Hendrix songs covered by ZZ Top
“Hendrix taught me how to do the string squiggle at the beginning of Foxy Lady. It’s a trick you have to practice, learning the use of, I should call it, controlled vibrato. Combine that with the power of a 100-watt Marshall amp and you can get some crazy tricks going off.
“The other song that really holds intrigue to this day: Little Miss Lover. It’s either a drummer’s delight or a drummer’s nightmare. Frank Beard said the challenge is in the right hand playing quarter notes, and between the snare and the kick playing not only eighth notes but sixteenth notes. And then there’s a push beat in the middle of all that. It’s really a workout. But if you can get through it, it’ll leave you smiling, that’s for sure. We played it early on. But we haven’t dusted that one off in quite some time.”

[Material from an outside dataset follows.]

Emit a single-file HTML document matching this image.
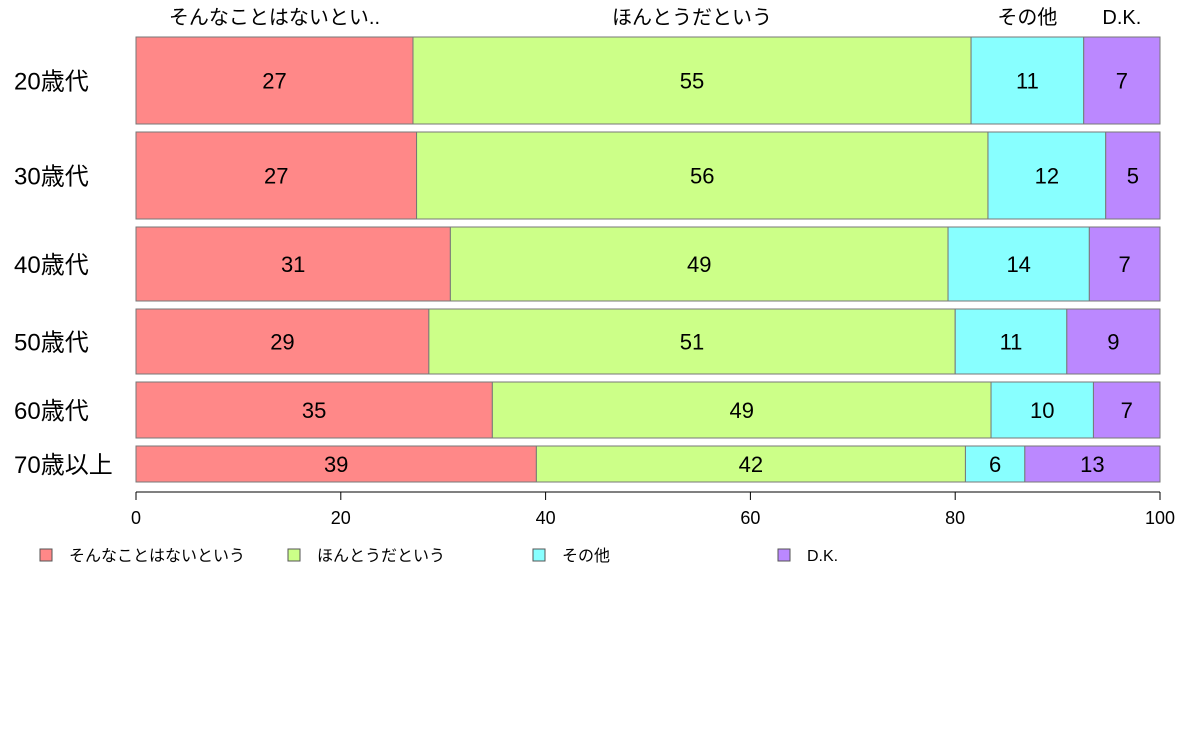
<!DOCTYPE html>
<html><head><meta charset="utf-8"><style>
body{margin:0;background:#fff;font-family:"Liberation Sans","Noto Sans CJK JP",sans-serif;}
svg text{font-family:"Liberation Sans","Noto Sans CJK JP",sans-serif;}
</style></head><body>
<svg id="chart" width="1188" height="736" xmlns="http://www.w3.org/2000/svg"></svg>
<script>
const categories=["20歳代","30歳代","40歳代","50歳代","60歳代","70歳以上"];
const seriesNames=["そんなことはないという","ほんとうだという","その他","D.K."];
const topLabels=["そんなことはないとい..","ほんとうだという","その他","D.K."];
const rowWeights=[87,87,74,65,56,36];
const s1=[27.05,27.4,30.7,28.6,34.8,39.1];
const s2=[54.5,55.8,48.6,51.4,48.7,41.9];
const s3=[11.0,11.5,13.8,10.9,10.0,5.8];
const s4=[7.45,5.3,6.9,9.1,6.5,13.2];
const xTicks=[0,20,40,60,80,100];
const colors=["#ff8888","#ccff88","#88ffff","#bb88ff"];
const svg=document.getElementById('chart');
const NS="http://www.w3.org/2000/svg";
const X0=136,X1=1160,Y0=37,Y1=482,GAP=8;
const x=v=>X0+(X1-X0)*v/100;
const totalW=rowWeights.reduce((a,b)=>a+b,0);
const avail=(Y1-Y0)-GAP*(categories.length-1);
function mk(t,a){const e=document.createElementNS(NS,t);for(const k in a)e.setAttribute(k,a[k]);svg.appendChild(e);return e;}
const series=[s1,s2,s3,s4];
let y=Y0;
categories.forEach((c,i)=>{
  const h=avail*rowWeights[i]/totalW;
  let cum=0;
  series.forEach((s,j)=>{
    const r=mk('rect',{x:x(cum),y:y,width:x(cum+s[i])-x(cum),height:h,fill:colors[j],stroke:'#777','stroke-width':1});
    
    
    const t=mk('text',{x:(x(cum)+x(cum+s[i]))/2,y:y+h/2+8,'text-anchor':'middle','font-size':22,fill:'#000'});
    t.textContent=Math.round(s[i]);
    
    
    if(i===0){
      const tl=mk('text',{x:(x(cum)+x(cum+s[i]))/2,y:24,'text-anchor':'middle','font-size':20});
      tl.textContent=topLabels[j];
      
      
    }
    cum+=s[i];
  });
  const yl=mk('text',{x:14,y:y+h/2+9,'font-size':24});
  yl.textContent=c;
  
  
  y+=h+GAP;
});
const ax=mk('line',{x1:X0,x2:X1,y1:492,y2:492,stroke:'#000'});


xTicks.forEach(v=>{
  const l=mk('line',{x1:x(v),x2:x(v),y1:492,y2:500,stroke:'#000'});
  
  
  const t=mk('text',{x:x(v),y:524,'text-anchor':'middle','font-size':18});
  t.textContent=v;
  
  
});
const legX=[40,288,533,778];
seriesNames.forEach((n,j)=>{
  const r=mk('rect',{x:legX[j],y:549,width:12,height:12,fill:colors[j],stroke:'#555'});
  
  
  const t=mk('text',{x:legX[j]+29,y:561,'font-size':16});
  t.textContent=n;
  
  
});
</script>
</body></html>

What made Hendrix so special
“Let’s use the word ‘willingness’. I was talking about this with Jeff Beck recently. The Stratocaster, the whammy bar, was capable of some pretty dramatic changes in pitch – the dive-bomb effect – and they had yet to perfect a way to keep it in tune. There are some recorded examples of Hendrix just going crazy with the whammy bar and it knocked the guitar pitifully out of tune. But his willingness… he just said ‘The hell with it. We’re gonna go on!’ And go on they did.

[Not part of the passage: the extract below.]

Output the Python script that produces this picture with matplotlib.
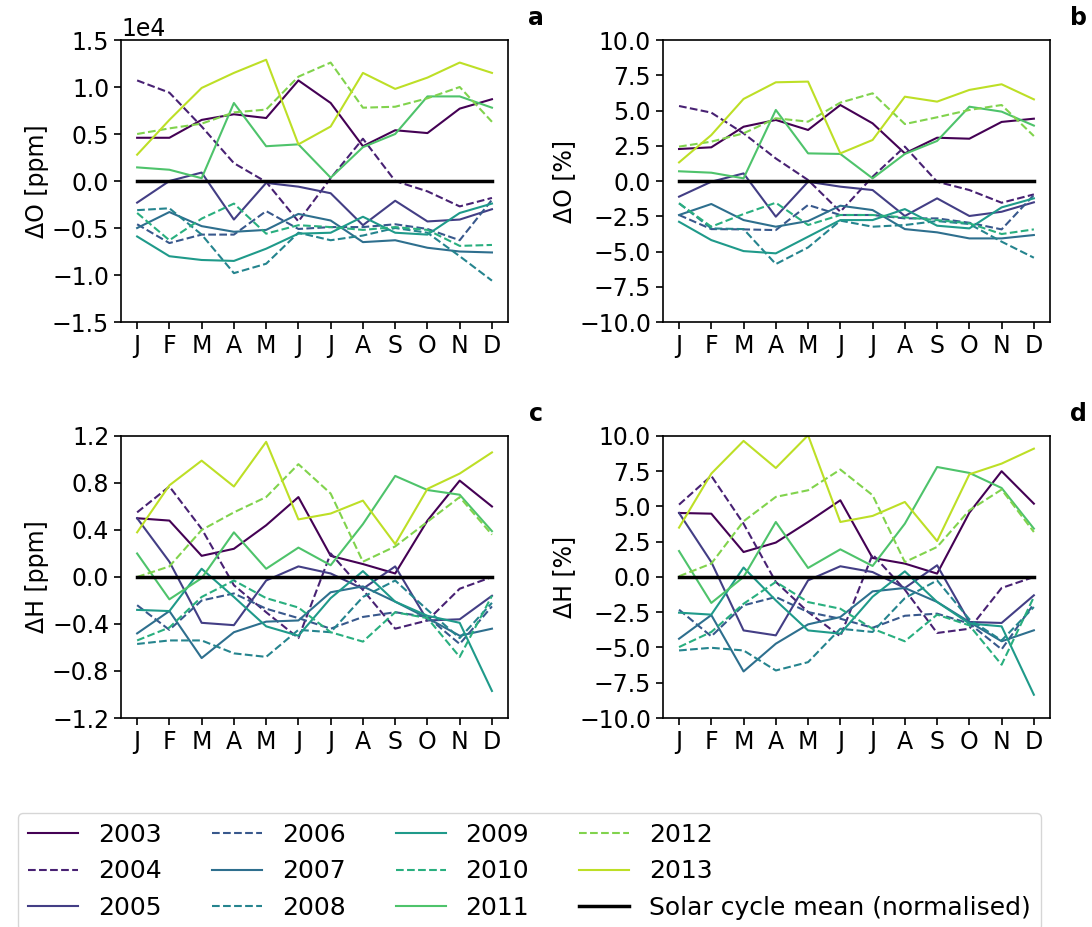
import numpy as np
import matplotlib
matplotlib.use("Agg")
import matplotlib.pyplot as plt

# Years, months and the monthly anomalies
YEARS = list(range(2003, 2014))
MONTHS = ['J', 'F', 'M', 'A', 'M', 'J', 'J', 'A', 'S', 'O', 'N', 'D']

# a: delta O in units of 1e4 ppm
o_ppm = [
    [0.46, 0.46, 0.65, 0.71, 0.67, 1.07, 0.83, 0.37, 0.54, 0.51, 0.77, 0.87],
    [1.07, 0.94, 0.58, 0.19, -0.01, -0.43, 0.03, 0.45, 0.0, -0.11, -0.27, -0.18],
    [-0.23, 0.0, 0.09, -0.41, -0.02, -0.06, -0.13, -0.47, -0.21, -0.43, -0.41, -0.30],
    [-0.46, -0.66, -0.57, -0.57, -0.32, -0.51, -0.49, -0.49, -0.46, -0.51, -0.63, -0.20],
    [-0.50, -0.33, -0.48, -0.54, -0.52, -0.35, -0.42, -0.65, -0.63, -0.71, -0.75, -0.76],
    [-0.31, -0.29, -0.57, -0.98, -0.88, -0.55, -0.63, -0.58, -0.50, -0.55, -0.80, -1.06],
    [-0.59, -0.80, -0.84, -0.85, -0.72, -0.56, -0.55, -0.38, -0.55, -0.57, -0.34, -0.24],
    [-0.34, -0.63, -0.40, -0.24, -0.56, -0.47, -0.49, -0.52, -0.49, -0.52, -0.69, -0.68],
    [0.145, 0.12, 0.03, 0.83, 0.37, 0.39, 0.035, 0.36, 0.50, 0.90, 0.90, 0.78],
    [0.50, 0.56, 0.61, 0.73, 0.76, 1.11, 1.26, 0.78, 0.79, 0.88, 1.00, 0.63],
    [0.28, 0.65, 0.99, 1.15, 1.29, 0.39, 0.58, 1.15, 0.98, 1.10, 1.26, 1.15],
]

# b: delta O in %
o_pct = [
    [2.27, 2.39, 3.85, 4.33, 3.62, 5.39, 4.09, 1.96, 3.07, 3.0, 4.19, 4.42],
    [5.32, 4.85, 3.38, 1.6, 0.07, -2.18, 0.3, 2.44, -0.05, -0.64, -1.54, -0.95],
    [-1.11, -0.05, 0.54, -2.53, -0.05, -0.40, -0.64, -2.48, -1.23, -2.48, -2.18, -1.51],
    [-2.41, -3.41, -3.43, -3.48, -1.70, -2.41, -2.41, -2.65, -2.65, -2.96, -3.43, -0.99],
    [-2.41, -1.63, -2.77, -3.24, -2.84, -1.75, -2.06, -3.41, -3.64, -4.07, -4.07, -3.83],
    [-1.58, -3.36, -3.41, -5.89, -4.71, -2.81, -3.24, -3.12, -2.84, -3.05, -4.30, -5.44],
    [-2.89, -4.19, -4.97, -5.13, -3.95, -2.77, -2.77, -1.99, -3.17, -3.36, -1.87, -1.23],
    [-1.58, -3.24, -2.34, -1.54, -3.12, -2.41, -2.41, -2.58, -2.77, -3.0, -3.76, -3.43],
    [0.69, 0.59, 0.19, 5.04, 1.96, 1.92, 0.19, 1.92, 2.84, 5.27, 4.92, 3.93],
    [2.44, 2.79, 3.38, 4.45, 4.21, 5.56, 6.22, 4.04, 4.52, 5.04, 5.39, 3.19],
    [1.32, 3.26, 5.82, 7.0, 7.05, 1.96, 2.91, 5.98, 5.63, 6.46, 6.86, 5.79],
]

# c: delta H in ppm
h_ppm = [
    [0.50, 0.48, 0.18, 0.24, 0.44, 0.68, 0.18, 0.11, 0.03, 0.48, 0.82, 0.60],
    [0.55, 0.77, 0.41, -0.07, -0.30, -0.52, 0.20, -0.11, -0.44, -0.37, -0.10, 0.0],
    [0.50, 0.13, -0.39, -0.41, -0.03, 0.09, 0.03, -0.10, 0.09, -0.37, -0.36, -0.16],
    [-0.24, -0.45, -0.20, -0.14, -0.27, -0.35, -0.44, -0.34, -0.30, -0.34, -0.57, -0.25],
    [-0.48, -0.29, -0.69, -0.47, -0.38, -0.37, -0.13, -0.08, -0.21, -0.35, -0.50, -0.44],
    [-0.57, -0.54, -0.54, -0.65, -0.68, -0.45, -0.47, -0.17, -0.03, -0.28, -0.52, -0.22],
    [-0.28, -0.29, 0.07, -0.17, -0.42, -0.50, -0.18, 0.05, -0.21, -0.33, -0.39, -0.97],
    [-0.54, -0.43, -0.17, -0.03, -0.18, -0.26, -0.47, -0.55, -0.30, -0.35, -0.68, -0.16],
    [0.20, -0.19, -0.01, 0.38, 0.07, 0.25, 0.10, 0.45, 0.86, 0.74, 0.70, 0.39],
    [0.0, 0.09, 0.40, 0.55, 0.68, 0.96, 0.71, 0.13, 0.26, 0.47, 0.68, 0.36],
    [0.38, 0.78, 0.99, 0.77, 1.15, 0.49, 0.54, 0.65, 0.28, 0.75, 0.88, 1.06],
]

# d: delta H in %
h_pct = [
    [4.54, 4.49, 1.77, 2.44, 3.90, 5.44, 1.35, 0.95, 0.24, 4.56, 7.5, 5.2],
    [5.13, 7.17, 3.78, -0.35, -2.48, -4.21, 1.6, -0.9, -3.97, -3.67, -0.78, 0.0],
    [4.54, 1.06, -3.79, -4.14, -0.24, 0.76, 0.35, -0.78, 0.83, -3.19, -3.26, -1.30],
    [-2.32, -4.21, -2.01, -1.42, -2.49, -2.96, -3.6, -2.75, -2.6, -3.3, -5.13, -1.9],
    [-4.38, -2.7, -6.70, -4.73, -3.36, -2.84, -1.02, -0.78, -1.77, -3.19, -4.56, -3.78],
    [-5.21, -5.02, -5.21, -6.63, -6.04, -3.67, -3.9, -1.5, -0.24, -3.0, -4.5, -2.13],
    [-2.53, -2.67, 0.67, -1.66, -3.79, -4.02, -1.4, 0.40, -1.77, -3.3, -3.5, -8.35],
    [-4.97, -3.9, -1.9, -0.35, -1.78, -2.25, -3.67, -4.56, -2.67, -3.43, -6.22, -1.42],
    [1.84, -1.84, 0.0, 3.9, 0.64, 1.96, 0.78, 3.78, 7.8, 7.38, 6.31, 3.43],
    [0.05, 0.95, 3.95, 5.68, 6.15, 7.62, 5.8, 1.06, 2.13, 4.73, 6.2, 3.19],
    [3.5, 7.33, 9.65, 7.73, 10.05, 3.9, 4.33, 5.32, 2.55, 7.28, 8.04, 9.1],
]

# solar cycle mean, normalised (flat zero line)
cycle_mean = [0.0] * 12

TICK_FS = 17
LABEL_FS = 17
LEGEND_FS = 18
colors = plt.cm.viridis(np.linspace(0, 0.9, len(YEARS)))
x = np.arange(12)

fig, axes = plt.subplots(2, 2, figsize=(10.92, 9.27), dpi=100)
fig.subplots_adjust(left=121 / 1092, right=1050 / 1092, top=1 - 40 / 927,
                    bottom=1 - 718 / 927, wspace=0.40, hspace=0.404)

panels = [
    (axes[0, 0], np.array(o_ppm) * 1e4, 'ΔO [ppm]', (-15000, 15000), np.arange(-15000, 15001, 5000), 'a'),
    (axes[0, 1], np.array(o_pct), 'ΔO [%]', (-10, 10), np.arange(-10, 10.1, 2.5), 'b'),
    (axes[1, 0], np.array(h_ppm), 'ΔH [ppm]', (-1.2, 1.2), np.arange(-1.2, 1.21, 0.4), 'c'),
    (axes[1, 1], np.array(h_pct), 'ΔH [%]', (-10, 10), np.arange(-10, 10.1, 2.5), 'd'),
]

for ax, data, ylabel, ylim, yticks, tag in panels:
    for i, year in enumerate(YEARS):
        ls = '-' if i % 2 == 0 else '--'
        ax.plot(x, data[i], color=colors[i], ls=ls, lw=1.5, label=str(year))
    ax.plot(x, cycle_mean, color='black', lw=2.5, label='Solar cycle mean (normalised)')
    ax.set_xlim(-0.5, 11.5)
    ax.set_ylim(*ylim)
    ax.set_yticks(yticks)
    ax.set_xticks(x)
    ax.set_xticklabels(MONTHS)
    ax.tick_params(labelsize=TICK_FS, width=1.2, length=5)
    ax.set_ylabel(ylabel, fontsize=LABEL_FS, labelpad=2)
    for sp in ax.spines.values():
        sp.set_linewidth(1.2)
    pos = ax.get_position()
    fig.text(pos.x1 + 28 / 1092, pos.y1 + 22 / 927, tag, fontsize=17,
             fontweight='bold', ha='center', va='center')

axes[0, 0].ticklabel_format(axis='y', style='sci', scilimits=(0, 0))
axes[0, 0].yaxis.get_offset_text().set_fontsize(TICK_FS)
axes[1, 0].set_yticklabels([f'{v:.1f}'.replace('-', '\u2212') for v in np.arange(-1.2, 1.21, 0.4)])

handles, labels = axes[0, 0].get_legend_handles_labels()
fig.legend(handles, labels, ncol=4, loc='upper left', fontsize=LEGEND_FS,
           bbox_to_anchor=(18 / 1092, 1 - 813 / 927), borderaxespad=0,
           columnspacing=2.0, handlelength=2.0)

fig.savefig('out.png', dpi=100)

“The other word to use is ‘curiosity’. Part of that curiosity was fuelled by the sudden appearance of foot pedals to make all kinds of interesting ways to distress the guitar signal.
“He was always practising. Always curious about the next unusual twist. He was fascinated by Jeff Beck’s playing. I have vivid recollections of tip-toeing into Hendrix’s hotel room, and he always had a record player, a giant piece of furniture, in his room. He said: ‘Man, how do you think Jeff Beck is doing this?’ And I said: ‘Well, I can probably imagine Jeff Beck is scratching his head wondering the same about you.’”
The power of three
“The limitations of a trio are many. But along with the word ‘limitation’ goes the word ‘invitation’. It’s inviting to see how far you can push it under such austere conditions; Clapton, Jack Bruce and Ginger Baker didn’t do a bad job with Cream.
“When Hendrix came along his ensemble was just made to order. Their live recordings stand as testament to how groundbreaking they were as a unit. They were filling in the gaps in just the right places. ZZ Top took a cue from what I would call that spare but exquisite format.”